If you keep missing -s in third-person present, circle the subject, then underline the first verb word you see. That’s where the agreement mark belongs.

Practice With Real Sentences

Practice is where this clicks. Try labeling each underlined verb phrase as action, linking, or helping. Then check the answer notes right after each item.

Sentence Verb Type Why It Fits
My brother carries the groceries. Action The subject performs a physical action.
The sky is gray. Linking The verb connects the subject to a description.
They have finished the project. Helping + action Have builds the form; finished carries meaning.
Our teacher seems calm. Linking Swapping with is keeps the idea: teacher is calm.
We did not forget the tickets. Helping + action Did forms the negative; forget is the main verb.
The soup tastes salty. Linking Salty describes soup, not an action done to soup.
She tastes the soup. Action She performs the tasting action.
You can solve this puzzle. Helping + action Can adds meaning; solve is the main action.

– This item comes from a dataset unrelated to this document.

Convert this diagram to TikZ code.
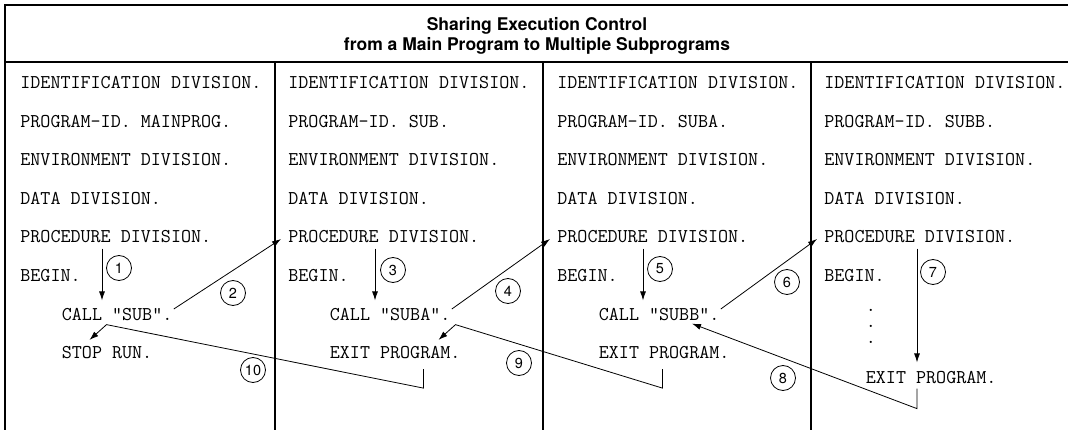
\documentclass[tikz,border=0pt]{standalone}
\usepackage{fontspec}
\newfontfamily\heros{TeX Gyre Heros}
\usetikzlibrary{arrows.meta,calc}
\newcommand\codefont{\fontsize{19.5}{22}\selectfont\ttfamily}
\newcommand\dotsfont{\fontsize{19.5}{16}\selectfont\ttfamily}
\newcommand\numfont{\fontsize{14.5}{16}\selectfont\heros}
\newcommand\headfont{\fontsize{17.5}{20}\selectfont\heros\bfseries}
\tikzset{>={Latex[length=9pt,width=6pt]}, every path/.style={black,line width=0.8pt}}
\tikzset{code/.style={anchor=base west, inner sep=0pt, font=\codefont},
         num/.style={draw, circle, minimum size=25pt, inner sep=0pt, font=\numfont},
         frame/.style={line width=1.5pt}}

\begin{document}
\begin{tikzpicture}[x=1pt,y=-1pt]
     \useasboundingbox (0,0) rectangle (1068,430);
     \draw[frame] (5,430) -- (5,5) -- (1068,5);
     \draw[frame] (5,62) -- (1068,62);
     \draw[frame] (275,62) -- (275,430);
     \draw[frame] (543,62) -- (543,430);
     \draw[frame] (811,62) -- (811,430);
     \node[anchor=north, align=center, inner sep=0pt, font=\headfont] (head) at (537,17.5)
       {Sharing Execution Control\\from a Main Program to Multiple Subprograms};
     \begin{scope}
      \node[code] (mid)   at (20,89)    {IDENTIFICATION DIVISION.};
      \node[code] (mpid)  at (20,127.5) {PROGRAM-ID. MAINPROG.};
      \node[code] (menv)  at (20,166)   {ENVIRONMENT DIVISION.};
      \node[code] (mdata) at (20,204.5) {DATA DIVISION.};
      \node[code] (mproc) at (20,243)   {PROCEDURE DIVISION.};
      \node[code] (mbeg)  at (20,281.5) {BEGIN.};
      \node[code] (mcall) at (61.5,320) {CALL "SUB".};
      \node[code] (mstop) at (61.5,358.5) {STOP RUN.};
     \end{scope}
     \begin{scope}[xshift=268pt]
      \node[code] (sid)   at (20,89)    {IDENTIFICATION DIVISION.};
      \node[code] (spid)  at (20,127.5) {PROGRAM-ID. SUB.};
      \node[code] (senv)  at (20,166)   {ENVIRONMENT DIVISION.};
      \node[code] (sdata) at (20,204.5) {DATA DIVISION.};
      \node[code] (sproc) at (20,243)   {PROCEDURE DIVISION.};
      \node[code] (sbeg)  at (20,281.5) {BEGIN.};
      \node[code] (scall) at (61.5,320) {CALL "SUBA".};
      \node[code] (sexit) at (61.5,358.5) {EXIT PROGRAM.};
     \end{scope}
     \begin{scope}[xshift=537pt]
      \node[code] (aid)   at (20,89)    {IDENTIFICATION DIVISION.};
      \node[code] (apid)  at (20,127.5) {PROGRAM-ID. SUBA.};
      \node[code] (aenv)  at (20,166)   {ENVIRONMENT DIVISION.};
      \node[code] (adata) at (20,204.5) {DATA DIVISION.};
      \node[code] (aproc) at (20,243)   {PROCEDURE DIVISION.};
      \node[code] (abeg)  at (20,281.5) {BEGIN.};
      \node[code] (acall) at (61.5,320) {CALL "SUBB".};
      \node[code] (aexit) at (61.5,358.5) {EXIT PROGRAM.};
     \end{scope}
     \begin{scope}[xshift=804pt]
      \node[code] (bid)   at (20,89)    {IDENTIFICATION DIVISION.};
      \node[code] (bpid)  at (20,127.5) {PROGRAM-ID. SUBB.};
      \node[code] (benv)  at (20,166)   {ENVIRONMENT DIVISION.};
      \node[code] (bdata) at (20,204.5) {DATA DIVISION.};
      \node[code] (bproc) at (20,243)   {PROCEDURE DIVISION.};
      \node[code] (bbeg)  at (20,281.5) {BEGIN.};
      \node[code, anchor=north west, align=left, font=\dotsfont] (bdots) at (61.5,309) {.\\.\\.};
      \node[code] (bexit) at (61.5,383) {EXIT PROGRAM.};
     \end{scope}
     % calls down into each program
     \draw[->] ($(mproc.south west)+(82,5)$) -- ($(mcall.north west)+(40.5,-7)$);
     \draw[->] ($(mcall.east)+(1,-5)$) -- ($(sproc.west)+(-7,2)$);
     \draw[->] ($(sproc.south west)+(87,5)$) -- ($(scall.north west)+(45.5,-7)$);
     \draw[->] ($(scall.east)+(1,-5)$) -- ($(aproc.west)+(-7,2)$);
     \draw[->] ($(aproc.south west)+(86,5)$) -- ($(acall.north west)+(44.5,-7)$);
     \draw[->] ($(acall.east)+(1,-5)$) -- ($(bproc.west)+(-7,2)$);
     \draw[->] ($(bproc.south west)+(93,5)$) -- ($(bexit.north west)+(51.5,-8)$);
     % returns
     \draw[->] ($(bexit.south west)+(51.5,5)$) -- ++(0,20) -- ($(acall.south west)+(93.5,3)$);
     \draw[->] ($(aexit.south west)+(64,10)$) -- ++(0,19) -- ($(scall.south west)+(126,4)$)
       -- ($(sexit.north west)+(109,-6)$);
     \draw[->] ($(sexit.south west)+(94,10)$) -- ++(0,19) -- ($(mcall.south west)+(45,4)$)
       -- ($(mstop.north west)+(28,-6)$);
     \node[num] (n1)  at (119,268) {1};
     \node[num] (n2)  at (233,293) {2};
     \node[num] (n3)  at (393,270) {3};
     \node[num] (n4)  at (508,291) {4};
     \node[num] (n5)  at (660,269) {5};
     \node[num] (n6)  at (787,282) {6};
     \node[num] (n7)  at (933,272) {7};
     \node[num] (n8)  at (783,378) {8};
     \node[num] (n9)  at (519,363) {9};
     \node[num] (n10) at (253,370) {10};
    \end{tikzpicture}
\end{document}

Writing Checklist For Action Linking Helping Verbs

When you edit, your goal is not to label each verb in your head. Your goal is to make the sentence say what you mean. This short checklist keeps you on track.

  • Find the verb phrase first, not just one word.
  • Ask: Is the verb showing an action, or is it linking the subject to a description?
  • When helpers appear, check agreement on the first verb word.
  • Use the “swap with is” test for tricky sense verbs.
  • Keep tense consistent inside a paragraph unless time shifts on purpose.

If you’re learning verb types for a class this week, make your own mini set: write five sentences with action verbs, five with linking verbs, and five with helping verbs. Read them aloud. If a sentence sounds off, it often points to a tense or verb-type mix-up you can fix fast.

In most writing you do, three kinds of verbs show up. Once you can spot action, linking, and helping verbs, your sentences feel steadier, and your edits take less time.